O refugiado em Khan Yunis vê com ceticismo as negociações em Doha. "Não se trata de um acordo de paz, mas de tratativas para etapas de cessar-fogo. Creio que eles afirmarão que as negociações entraram em colapso. Benjamin Netanyahu (premiê de Israel) não quer assinar um acordo, por uma série de razões."

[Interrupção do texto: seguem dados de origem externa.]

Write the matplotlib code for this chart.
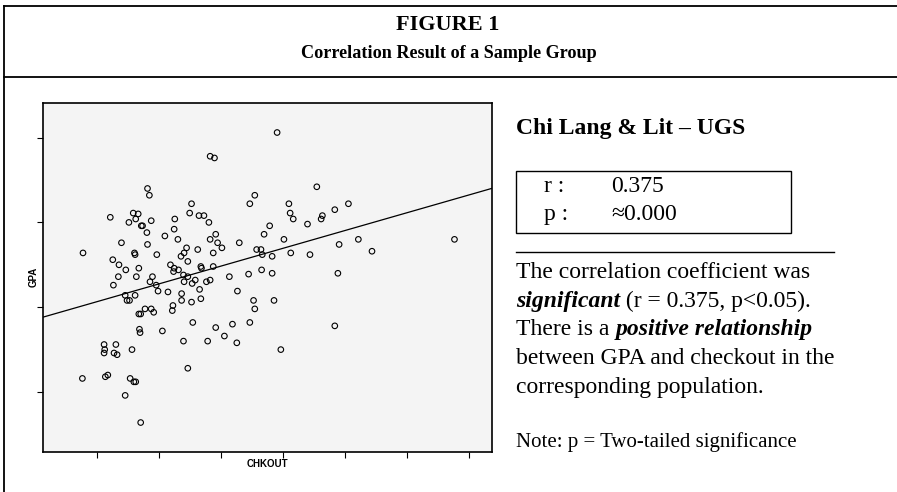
import matplotlib
matplotlib.use('Agg')
import matplotlib.pyplot as plt
from matplotlib.lines import Line2D
from matplotlib.patches import Rectangle
import numpy as np

# checkouts and GPA
chkout = [28.3, 29.0, 18.2, 18.5, 35.5, 34.7, 25.3, 25.0, 12.2, 15.9,
          16.7, 15.2, 16.3, 17.2, 17.4, 18.8, 22.6, 26.5, 27.3, 28.1,
          37.9, 18.1, 22.5, 21.0, 23.1, 29.2, 28.3, 29.5, 30.2, 37.0,
          33.0, 14.0, 18.2, 7.8, 16.1, 16.2, 19.7, 24.5, 24.1, 23.6,
          24.7, 26.3, 28.8, 35.8, 36.5, 36.7, 12.6, 13.6, 14.7, 16.8,
          21.9, 22.5, 23.2, 22.4, 26.8, 26.9, 28.8, 36.6, 34.5, 13.5,
          12.7, 16.4, 19.0, 18.6, 19.6, 19.9, 24.0, 24.7, 24.1, 25.9,
          25.4, 27.7, 28.3, 26.6, 31.4, 32.7, 21.5, 23.7, 23.7, 26.8,
          25.3, 14.6, 16.2, 14.9, 15.3, 22.3, 22.2, 17.8, 18.8, 19.2,
          16.8, 17.1, 35.3, 35.5, 25.5, 34.7, 31.9, 29.2, 16.9, 17.0,
          20.6, 30.6, 24.0, 27.9, 32.6, 11.2, 11.3, 11.2, 13.1, 12.8,
          13.3, 15.7, 24.7, 7.7, 11.4, 11.8, 15.4, 16.0, 16.3, 14.6,
          17.1, 39.1, 45.5, 41.0, 41.2, 41.7, 50.6, 48.4, 46.4, 46.2,
          44.0, 40.2, 52.2, 67.7, 49.1, 38.3, 41.3, 44.4, 54.4, 38.3,
          48.9, 38.6, 48.4, 39.7]

gpa = [3.78, 3.76, 3.40, 3.32, 3.32, 3.22, 3.22, 3.11, 3.06, 3.11,
       3.10, 3.00, 3.04, 2.96, 2.96, 3.02, 3.04, 3.08, 3.08, 3.00,
       2.96, 2.88, 2.92, 2.84, 2.80, 2.86, 2.80, 2.76, 2.70, 2.86,
       2.76, 2.76, 2.74, 2.64, 2.64, 2.62, 2.62, 2.70, 2.64, 2.60,
       2.54, 2.68, 2.64, 2.68, 2.68, 2.62, 2.56, 2.50, 2.44, 2.46,
       2.50, 2.46, 2.44, 2.42, 2.48, 2.46, 2.48, 2.44, 2.39, 2.36,
       2.26, 2.36, 2.36, 2.30, 2.26, 2.19, 2.38, 2.36, 2.30, 2.32,
       2.28, 2.30, 2.32, 2.21, 2.36, 2.19, 2.18, 2.16, 2.08, 2.10,
       2.06, 2.14, 2.14, 2.08, 2.08, 2.02, 1.96, 1.98, 1.98, 1.94,
       1.92, 1.92, 2.08, 1.98, 1.82, 1.82, 1.80, 1.76, 1.74, 1.70,
       1.72, 1.66, 1.60, 1.60, 1.58, 1.56, 1.50, 1.46, 1.56, 1.46,
       1.44, 1.50, 1.28, 1.16, 1.18, 1.20, 1.16, 1.12, 1.12, 0.96,
       0.64, 4.06, 3.42, 3.22, 3.11, 3.04, 3.22, 3.15, 3.08, 3.04,
       2.98, 2.80, 2.80, 2.80, 2.74, 2.60, 2.64, 2.62, 2.66, 2.40,
       2.40, 2.08, 1.78, 1.50]

x_ticks = [10, 20, 30, 40, 50, 60, 70]
y_ticks = [1, 2, 3, 4]

r_value = "0.375"
p_value = "\u22480.000"

W, H = 897, 492
SERIF = ['Liberation Serif', 'DejaVu Serif']

fig = plt.figure(figsize=(W / 100, H / 100), dpi=100)


def fx(px):
    return px / W


def fy(py):
    return 1 - py / H


# frame lines of the figure box
for xs, ys in [([4, W], [6, 6]), ([4, W], [77, 77]), ([4, 4], [6, H])]:
    fig.add_artist(Line2D([fx(v) for v in xs], [fy(v) for v in ys],
                          color='black', lw=1.3, transform=fig.transFigure))

fig.text(fx(448), fy(30), "FIGURE 1", family=SERIF, weight='bold',
         fontsize=16, ha='center', va='baseline')
fig.text(fx(449), fy(58), "Correlation Result of a Sample Group", family=SERIF,
         weight='bold', fontsize=13.1, ha='center', va='baseline')

# scatter
ax = fig.add_axes([fx(42.7), fy(451.7), fx(492.3) - fx(42.7), fy(103) - fy(451.7)])
ax.set_facecolor('#f4f4f4')
ax.scatter(chkout, gpa, s=16, facecolors='none', edgecolors='black', linewidths=0.8, zorder=3)

ax.set_xlim(1.3, 73.8)
ax.set_ylim(0.296, 4.408)
coef = np.polyfit(chkout, gpa, 1)
xl = np.array(ax.get_xlim())
ax.plot(xl, np.polyval(coef, xl), color='black', lw=0.9, zorder=2)

ax.set_xticks(x_ticks)
ax.set_yticks(y_ticks)
ax.tick_params(direction='out', length=4, width=0.8, labelbottom=False, labelleft=False)
for sp in ax.spines.values():
    sp.set_linewidth(1.2)
ax.set_xlabel("CHKOUT", family='Liberation Sans', weight='bold', fontsize=7, labelpad=1)
ax.set_ylabel("GPA", family='Liberation Sans', weight='bold', fontsize=7, labelpad=-1)

# right panel
fig.text(fx(516), fy(134), "Chi Lang & Lit \u2013 UGS", family=SERIF, weight='bold',
         fontsize=17, va='baseline')
fig.add_artist(Rectangle((fx(516), fy(232.5)), fx(791) - fx(516), fy(171) - fy(232.5),
                         fill=False, lw=1.0, edgecolor='black', transform=fig.transFigure))
fig.text(fx(544), fy(192), "r :", family=SERIF, fontsize=17, va='baseline')
fig.text(fx(611), fy(192), r_value, family=SERIF, fontsize=17, va='baseline')
fig.text(fx(544), fy(220), "p :", family=SERIF, fontsize=17, va='baseline')
fig.text(fx(611), fy(220), p_value, family=SERIF, fontsize=17, va='baseline')
fig.add_artist(Line2D([fx(516), fx(834)], [fy(252), fy(252)], color='black', lw=1.0,
                      transform=fig.transFigure))

lines = [
    [("The correlation coefficient was", 'normal', 'normal')],
    [("significant", 'bold', 'italic'), (" (r = 0.375, p<0.05).", 'normal', 'normal')],
    [("There is a ", 'normal', 'normal'), ("positive relationship", 'bold', 'italic')],
    [("between GPA and checkout in the", 'normal', 'normal')],
    [("corresponding population.", 'normal', 'normal')],
]
renderer = fig.canvas.get_renderer()
base = 278
for i, segs in enumerate(lines):
    x = 516
    for txt, wt, st in segs:
        t = fig.text(fx(x), fy(base + i * 28.7), txt, family=SERIF, weight=wt, style=st,
                     fontsize=17, va='baseline')
        bb = t.get_window_extent(renderer)
        x = bb.x1

fig.text(fx(516), fy(447), "Note: p = Two-tailed significance", family=SERIF,
         fontsize=15, va='baseline')

fig.savefig('out.png', dpi=100)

Volker Türk, alto comissário da ONU para os direitos humanos, lembrou que, em média, aproximadamente 130 pessoas morreram todos os dias em Gaza durante os últimos dez meses. "A magnitude da destruição de casas, hospitais, escolas e locais de culto pelo Exército israelense é profundamente chocante", disse, em um comunicado. Ele se referiu ao número de 40 mil mortos como "um marco sombrio". "Esta situação inimaginável se deve em grande parte às violações recorrentes das normas de guerra por parte das forças de defesa israelenses", disse ele. Não bastassem os bombardeios, a Faixa de Gaza registrou, na última sexta-feira (16/8), o primeiro caso de poliomielite em 25 anos.